While there are many youth voice initiatives in the UK, the biggest is Make Your Mark: the opportunity for young people to vote on the key issues they want the UK Youth Parliament to campaign for on their behalf. Each year, up to one million young people vote through their school, college or youth group on what really matters to them. 

This year, the Centre has collaborated with the British Youth Council (BYC) to create the opportunity for all young people to vote individually, online. With a small team of young people, we have developed a young person-informed voting platform that allows anyone aged 11-18 to easily cast their vote from their phone, tablet or laptop. This marks a step-change from the traditional ballot paper, and the intention is to enable more young people to have their voices heard. Where schools, colleges, youth clubs or local authorities haven't signed up to be part of Make Your Mark, young people won't be denied the opportunity to cast their vote.

At the Centre, we also needed to listen to young people to develop this voting platform. We ran two user-needs workshops with young people from our own and BYC's networks, capturing their views on the voting platform's format, layout, and design. We needed to ensure we understood their needs and created something appealing and accessible for young people. We incorporated young people's ideas and feedback into the building of the platform and then shared it back with them for testing. 

We have also created a new data entry point for schools, colleges and youth groups, streamlining the process of results input and analysis.

Perhaps most excitingly, from a data and insight perspective, we've built the option into the platform for young people to tell us a bit more about who they are - such as their gender, ethnicity or if they consider themselves to have a disability - at the same time as casting their vote.
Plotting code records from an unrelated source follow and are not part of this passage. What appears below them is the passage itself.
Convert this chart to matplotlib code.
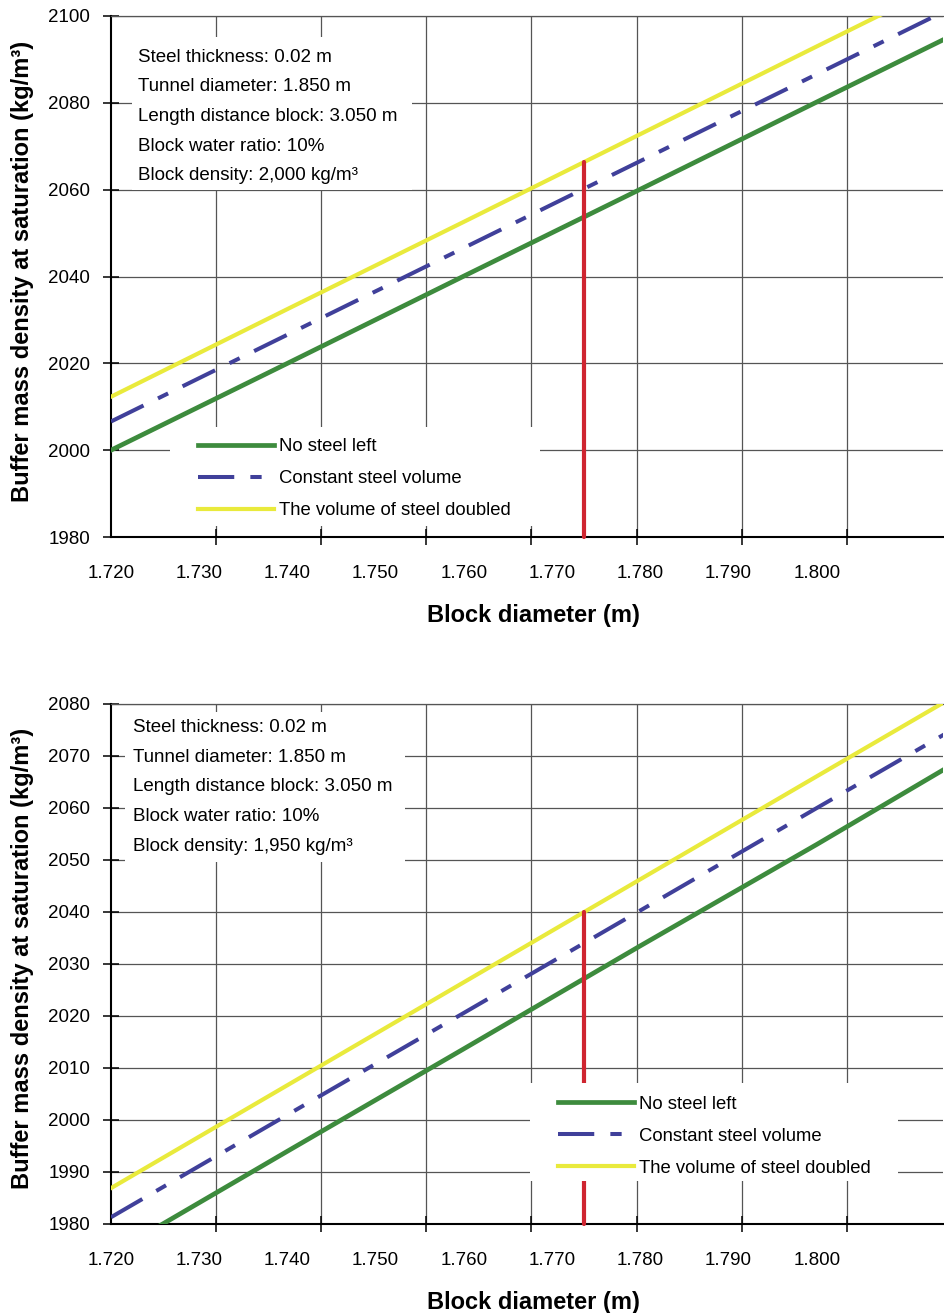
import numpy as np
import matplotlib
matplotlib.use("Agg")
import matplotlib.pyplot as plt
from matplotlib.patches import Rectangle

plt.rcParams['font.family'] = ['Liberation Sans', 'DejaVu Sans']

# block diameter (m)
diam = [1.720, 1.740, 1.760, 1.780, 1.800, 1.815]

# top chart: block density 2,000 kg/m3
top_no_steel = [2000.0, 2020.0, 2040.1, 2060.1, 2080.2, 2095.2]
top_const = [2006.6, 2026.6, 2046.6, 2066.6, 2086.6, 2101.6]
top_doubled = [2012.3, 2032.5, 2052.6, 2072.8, 2093.0, 2108.1]

# bottom chart: block density 1,950 kg/m3
bot_no_steel = [1974.2, 1994.0, 2013.7, 2033.5, 2053.0, 2068.0]
bot_const = [1981.3, 2001.0, 2020.6, 2040.3, 2060.0, 2074.7]
bot_doubled = [1986.9, 2006.7, 2026.5, 2046.3, 2066.1, 2080.9]

red_diam = 1.7736

x_labels = ['1.720', '1.730', '1.740', '1.750', '1.760', '1.770', '1.780', '1.790', '1.800']
x_label_vals = [1.720, 1.730, 1.740, 1.750, 1.760, 1.770, 1.780, 1.790, 1.800]

series_names = ['No steel left', 'Constant steel volume', 'The volume of steel doubled']

top_notes = ['Steel thickness: 0.02 m', 'Tunnel diameter: 1.850 m',
             'Length distance block: 3.050 m', 'Block water ratio: 10%',
             'Block density: 2,000 kg/m³']
bot_notes = ['Steel thickness: 0.02 m', 'Tunnel diameter: 1.850 m',
             'Length distance block: 3.050 m', 'Block water ratio: 10%',
             'Block density: 1,950 kg/m³']

GREEN = '#3d8b3d'
BLUE = '#40409a'
YELLOW = '#e9ea3c'
RED = '#cf2530'
GRID = '#555555'
grid_step = 0.011914
xmax = 1.8143


def draw_panel(ax, no_steel, const, doubled, ylim, ystep, notes, note_xy, note_box,
               leg_anchor, leg_box):
    ax.set_axisbelow(True)
    ax.plot(diam, no_steel, color=GREEN, lw=3.4, zorder=3, label=series_names[0])
    ax.plot(diam, const, color=BLUE, lw=2.9, zorder=3, label=series_names[1],
            dashes=(9, 4, 2.8, 4))
    ax.plot(diam, doubled, color=YELLOW, lw=3.0, zorder=3, label=series_names[2])

    red_top = np.interp(red_diam, diam, doubled)
    ax.plot([red_diam, red_diam], [ylim[0], red_top], color=RED, lw=3.0,
            solid_capstyle='round', zorder=4, clip_on=False)

    ax.set_xlim(1.720, xmax)
    ax.set_ylim(*ylim)

    # gridlines / tick marks
    ax.set_xticks(1.720 + grid_step * np.arange(8), minor=True)
    ax.set_xticks(x_label_vals)
    ax.set_xticklabels(x_labels)
    ax.tick_params(axis='x', which='major', length=0, pad=20, labelsize=13.5)
    ax.tick_params(axis='x', which='minor', length=11, width=1.1, direction='inout', color='black')
    ax.grid(True, axis='x', which='minor', color=GRID, lw=0.9)

    ax.set_yticks(np.arange(ylim[0], ylim[1] + 0.1, ystep))
    ax.tick_params(axis='y', length=12, width=1.1, direction='inout', pad=9, labelsize=13.5)
    ax.grid(True, axis='y', which='major', color=GRID, lw=0.9)

    ax.spines['right'].set_visible(False)
    ax.spines['top'].set_color(GRID)
    ax.spines['top'].set_linewidth(0.9)
    ax.spines['left'].set_linewidth(1.5)
    ax.spines['bottom'].set_linewidth(1.5)

    ax.set_xlabel('Block diameter (m)', fontsize=17, fontweight='bold')
    ax.set_ylabel('Buffer mass density at saturation (kg/m³)', fontsize=17, fontweight='bold')
    ax.xaxis.set_label_coords(0.508, -0.128)
    ax.yaxis.set_label_coords(-0.093, 0.51)

    # white boxes behind notes and legend
    ax.add_patch(Rectangle(note_box[:2], note_box[2], note_box[3], transform=ax.transAxes,
                           facecolor='white', edgecolor='none', zorder=1))
    ax.add_patch(Rectangle(leg_box[:2], leg_box[2], leg_box[3], transform=ax.transAxes,
                           facecolor='white', edgecolor='none', zorder=5))
    ax.text(note_xy[0], note_xy[1], '\n'.join(notes), transform=ax.transAxes,
            fontsize=13.5, va='top', ha='left', linespacing=1.97, zorder=6)

    leg = ax.legend(loc='upper left', bbox_to_anchor=leg_anchor, frameon=False,
                    fontsize=13.3, handlelength=4.1, handletextpad=0.27,
                    labelspacing=0.82, borderpad=0, borderaxespad=0)
    leg.set_zorder(6)


fig = plt.figure(figsize=(9.44, 13.13), dpi=100)
ax1 = fig.add_axes([111 / 944, 1 - 537 / 1313, 832 / 944, 521 / 1313])
ax2 = fig.add_axes([111 / 944, 1 - 1224 / 1313, 832 / 944, 520 / 1313])

draw_panel(ax1, top_no_steel, top_const, top_doubled, (1980, 2100), 20, top_notes,
           (0.0325, 0.937), (0.0252, 0.666, 0.3365, 0.2937),
           (0.1046, 0.190), (0.0709, 0.0211, 0.4447, 0.19))
draw_panel(ax2, bot_no_steel, bot_const, bot_doubled, (1980, 2080), 10, bot_notes,
           (0.0264, 0.971), (0.0168, 0.696, 0.3365, 0.2885),
           (0.5373, 0.247), (0.5036, 0.0827, 0.4423, 0.1885))

fig.savefig('out.png', dpi=100)
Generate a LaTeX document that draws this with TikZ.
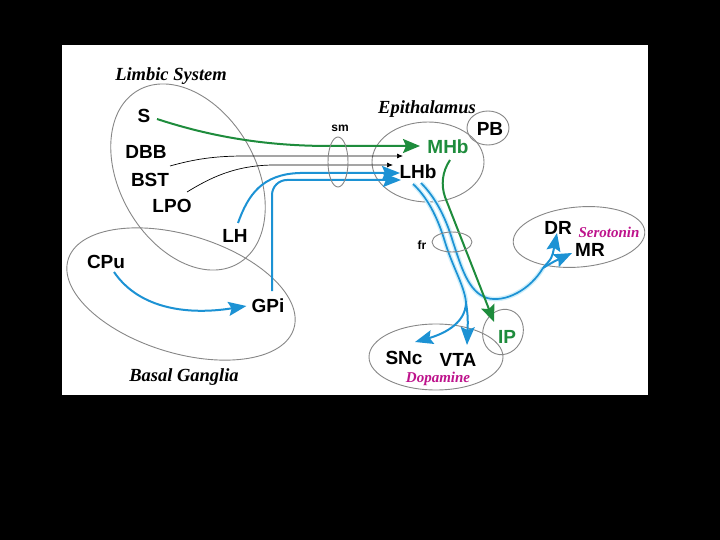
\documentclass[tikz,border=0pt]{standalone}
\usepackage{fontspec}
\setmainfont{Liberation Serif}
\setsansfont{Liberation Sans}
\usetikzlibrary{arrows.meta}
\definecolor{grn}{RGB}{30,140,60}
\definecolor{blu}{RGB}{28,146,212}
\definecolor{halo}{RGB}{205,238,250}
\definecolor{mag}{RGB}{190,20,140}
\definecolor{ellgray}{RGB}{135,135,135}
\begin{document}
\begin{tikzpicture}[x=1pt,y=-1pt,
 lbl/.style={font=\sffamily\bfseries\fontsize{19}{19}\selectfont, inner sep=0pt, text height=13.6pt, text depth=0pt},
 small/.style={font=\sffamily\bfseries\fontsize{12}{12}\selectfont, inner sep=0pt},
 head/.style={font=\rmfamily\bfseries\itshape\fontsize{18.5}{18.5}\selectfont, inner sep=0pt, text height=12.2pt, text depth=0pt},
 sub/.style={font=\rmfamily\bfseries\itshape\fontsize{15}{15}\selectfont, text=mag, inner sep=0pt, text height=10pt, text depth=0pt},
 region/.style={draw=ellgray, line width=0.9pt},
 gline/.style={draw=grn, line width=2pt, -{Stealth[length=17pt,width=14pt,inset=3pt]}},
 bline/.style={draw=blu, line width=2pt, -{Stealth[length=18pt,width=14pt,inset=3pt]}},
 bpath/.style={draw=blu, line width=1.7pt, preaction={draw=halo, line width=4.5pt}},
 kline/.style={draw=black, line width=0.7pt, -{Latex[length=6pt,width=5pt]}},
]
\useasboundingbox (0,0) rectangle (720,540);
\fill[black] (0,0) rectangle (720,540);
\fill[white] (62,45) rectangle (648,395);

% regions
\draw[region, rotate around={-60:(188,177)}] (188,177) ellipse [x radius=100pt, y radius=68pt];
\draw[region, rotate around={-17:(181,294)}] (181,294) ellipse [x radius=118pt, y radius=59pt];
\draw[region] (428,162) ellipse [x radius=56pt, y radius=40pt];
\draw[region] (488,128) ellipse [x radius=21pt, y radius=17pt];
\draw[region, rotate around={5:(579,237)}] (579,237) ellipse [x radius=66pt, y radius=30pt];
\draw[region, rotate around={-20:(503,332)}] (503,332) ellipse [x radius=20pt, y radius=23pt];
\draw[region] (436,357) ellipse [x radius=67pt, y radius=33pt];

% labels
\node[head] (limbic) at (171,74) {Limbic System};
\node[head] (basal) at (184,375) {Basal Ganglia};
\node[head] (epi) at (427,107) {Epithalamus};
\node[sub] (sero) at (609,232) {Serotonin};
\node[sub] (dopa) at (438,377) {Dopamine};

\node[lbl] (S) at (144,116) {S};
\node[lbl] (DBB) at (146,152) {DBB};
\node[lbl] (BST) at (150,180) {BST};
\node[lbl] (LPO) at (172,206) {LPO};
\node[lbl] (LH) at (235,236) {LH};
\node[lbl] (CPu) at (106,262) {CPu};
\node[lbl] (GPi) at (268,306) {GPi};
\node[lbl, text=grn] (MHb) at (448,147) {MHb};
\node[lbl] (LHb) at (418,172) {LHb};
\node[lbl] (PB) at (490,129) {PB};
\node[lbl] (DR) at (558,228) {DR};
\node[lbl] (MR) at (590,250) {MR};
\node[lbl, text=grn] (IP) at (507,337) {IP};
\node[lbl] (SNc) at (404,358) {SNc};
\node[lbl] (VTA) at (458,360) {VTA};
\node[small] (sm) at (340,128) {sm};
\node[small] (fr) at (422,245) {fr};

% coordinates
\coordinate (s0) at (157,119);
\coordinate (mhbIn) at (420,146);
\coordinate (k1) at (170,166);
\coordinate (k1e) at (403,156);
\coordinate (k2) at (187,192);
\coordinate (k2e) at (393,165);
\coordinate (lh0) at (238,223);
\coordinate (lhbIn1) at (400,173);
\coordinate (gp0) at (272,291);
\coordinate (lhbIn2) at (401,180);
\coordinate (a0) at (413,184);
\coordinate (b0) at (421,183);
\coordinate (split1) at (466,302);
\coordinate (split2) at (543,268);
\coordinate (snTip) at (415,342);
\coordinate (vtTip) at (467,345);
\coordinate (drTip) at (557,233);
\coordinate (mrTip) at (572,253);
\coordinate (g0) at (450,160);
\coordinate (ipTip) at (494,322);

% connectors
\draw[bpath] (a0) .. controls (426,196) and (437,215) .. (445,242) .. controls (453,268) and (464,285) .. (split1);
\draw[bpath] (b0) .. controls (434,196) and (445,215) .. (453,242) .. controls (461,266) and (468,292) .. (487,298) .. controls (505,303) and (530,290) .. (split2);
\draw[bline] (split1) .. controls (466,325) and (440,335) .. (snTip);
\draw[bline] (split1) .. controls (468,318) .. (vtTip);
\draw[bline] (split2) .. controls (552,258) .. (drTip);
\draw[bline] (split2) .. controls (553,262) .. (mrTip);
\draw[gline] (g0) .. controls (442,172) and (441,185) .. (445,197) -- (ipTip);

\draw[gline] (s0) .. controls (215,138) and (270,146) .. (330,146) -- (mhbIn);
\draw[kline] (k1) .. controls (195,159) and (215,156) .. (245,156) -- (k1e);
\draw[kline] (k2) .. controls (210,178) and (235,165) .. (275,165) -- (k2e);
\draw[bline] (lh0) .. controls (248,195) and (262,174) .. (300,173) -- (lhbIn1);
\draw[bline, rounded corners=15pt] (gp0) -- (272,180) -- (lhbIn2);
\draw[bline] (CPu.south) ++(8,3) coordinate (cp0) .. controls (140,310) and (190,315) .. ([xshift=-5pt]GPi.west);

\draw[region] (338,162) ellipse [x radius=10pt, y radius=25pt];
\draw[region] (452,242) ellipse [x radius=20pt, y radius=10pt];
\end{tikzpicture}
\end{document}
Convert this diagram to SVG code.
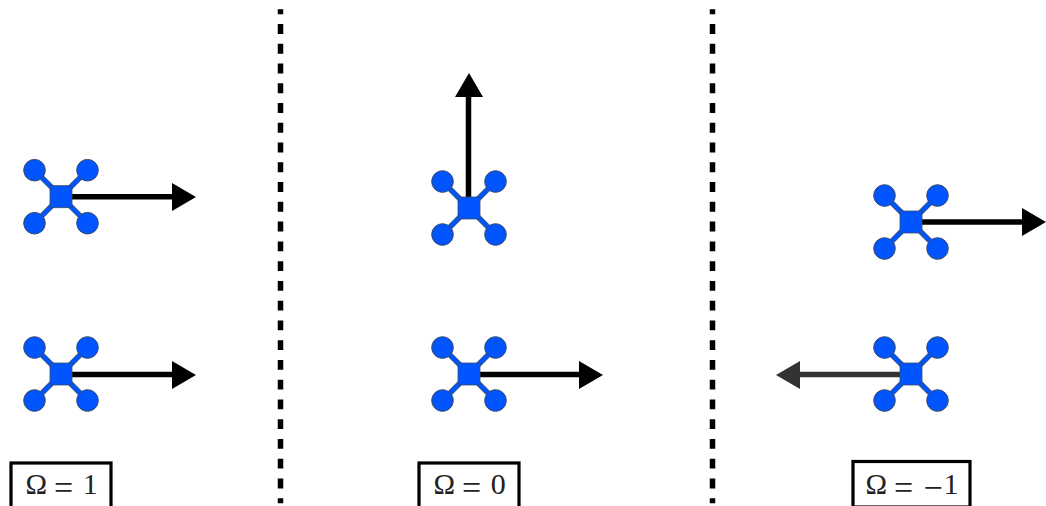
<svg xmlns="http://www.w3.org/2000/svg" xmlns:xlink="http://www.w3.org/1999/xlink" width="1046" height="506" viewBox="0 0 1046 506">
<style>
.sep{stroke:#000;stroke-width:5.5;stroke-dasharray:9.88 9.88;stroke-dashoffset:4.94;fill:none}
.armo{stroke:#44546a;stroke-width:5.4;fill:none}
.arm{stroke:#0055ff;stroke-width:4.2;fill:none}
.rotor{fill:#0055ff;stroke:#3a4a66;stroke-width:1}
.body{fill:#0055ff;stroke:#3a4a66;stroke-width:.8}
.shaft{stroke:#000;stroke-width:5.5;fill:none}
.head{fill:#000}
.dim .shaft{stroke:#333}
.dim .head{fill:#333}
.box{fill:#fff;stroke:#000;stroke-width:3.2}
.lbl{font-family:"Liberation Serif",serif;fill:#222}
.o{font-size:29px}
.e{font-size:34px}
.n{font-size:30px}
</style>
<defs>
<g id="drone">
<path class="armo" d="M-26.500-26.500L26.500 26.500M26.500-26.500L-26.500 26.500"/>
<path class="arm" d="M-26.500-26.500L26.500 26.500M26.500-26.500L-26.500 26.500"/>
<circle class="rotor" cx="-26.500" cy="-26.500" r="10.800"/>
<circle class="rotor" cx="26.500" cy="-26.500" r="10.800"/>
<circle class="rotor" cx="-26.500" cy="26.500" r="10.800"/>
<circle class="rotor" cx="26.500" cy="26.500" r="10.800"/>
<rect class="body" x="-11" y="-11" width="22" height="22"/>
</g>
</defs>
<g id="separators">
<path class="sep" d="M280.500 9.200V503.200"/>
<path class="sep" d="M712.500 9.200V503.200"/>
</g>
<g id="connectors">
<g><path class="shaft" d="M61 196.700H174"/><path class="head" d="M172 183V211L196 197Z"/></g>
<g><path class="shaft" d="M61 374.500H174"/><path class="head" d="M172 361V389L196 375Z"/></g>
<g><path class="shaft" d="M468.500 207V95"/><path class="head" d="M455 97H483L469 73Z"/></g>
<g><path class="shaft" d="M469 374.500H581"/><path class="head" d="M579 361V389L603 375Z"/></g>
<g><path class="shaft" d="M911 222H1024"/><path class="head" d="M1022 208V236L1046 222Z"/></g>
<g class="dim"><path class="shaft" d="M911 374.500H798"/><path class="head" d="M800 361V389L776 375Z"/></g>
</g>
<g id="drone-a1"><use xlink:href="#drone" href="#drone" x="61" y="196.700"/></g>
<g id="drone-a2"><use xlink:href="#drone" href="#drone" x="61" y="374"/></g>
<g id="drone-b1"><use xlink:href="#drone" href="#drone" x="469" y="208"/></g>
<g id="drone-b2"><use xlink:href="#drone" href="#drone" x="469" y="374"/></g>
<g id="drone-c1"><use xlink:href="#drone" href="#drone" x="911" y="222"/></g>
<g id="drone-c2"><use xlink:href="#drone" href="#drone" x="911" y="374"/></g>
<g id="label-a"><rect class="box" x="11" y="463" width="100" height="48"/><text class="lbl" y="494"><tspan class="o" x="25.500">Ω </tspan><tspan class="e" x="54" y="498.500">= </tspan><tspan class="n" x="82.700" y="494">1</tspan></text></g>
<g id="label-b"><rect class="box" x="419" y="463" width="100" height="48"/><text class="lbl" y="494"><tspan class="o" x="433.500">Ω </tspan><tspan class="e" x="462" y="498.500">= </tspan><tspan class="n" x="490.700" y="494">0</tspan></text></g>
<g id="label-c"><rect class="box" x="853" y="461.500" width="117" height="45.500"/><text class="lbl" y="494"><tspan class="o" x="865.500">Ω </tspan><tspan class="e" x="894" y="498.500">= </tspan><tspan class="e" x="923.500">−</tspan><tspan class="n" x="943.400" y="494">1</tspan></text></g>
</svg>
Designed with young people to ensure the language and framing feels appropriate, the platform provides the opportunity to gather data that Make Youth Mark has never had before, specifically focused on the diversity of young people taking part. The development of the online voting platform will hopefully increase the absolute number of young people participating, alongside offering a much more detailed picture of who takes part. 

With more young people heard, and a deeper understanding of who took part, Members of Youth Parliament will be able to speak out and campaign for young people. This will also enable youth providers - and Government - to consider how they are responding to young people’s priorities.

Our work on the Make Your Mark platform is part of our new project, Maximising Young People's Voice and Power, a collaborative initiative between Paul Hamlyn Foundation, BBC Children in Need and The National Lottery Community Fund. The project seeks to better understand how young people’s voices are heard, which young people are less likely (to be able) to engage in youth voice activities, and how we can increase the reach of these activities to seldom heard groups. The data gathered through Make Your Mark, alongside practitioner data collected through this project - will be at the core of understanding current youth voice activity across the UK.

Thanks so much to the young people who took part in our user-needs workshops - and if you're 11-18, don't forget to cast your vote!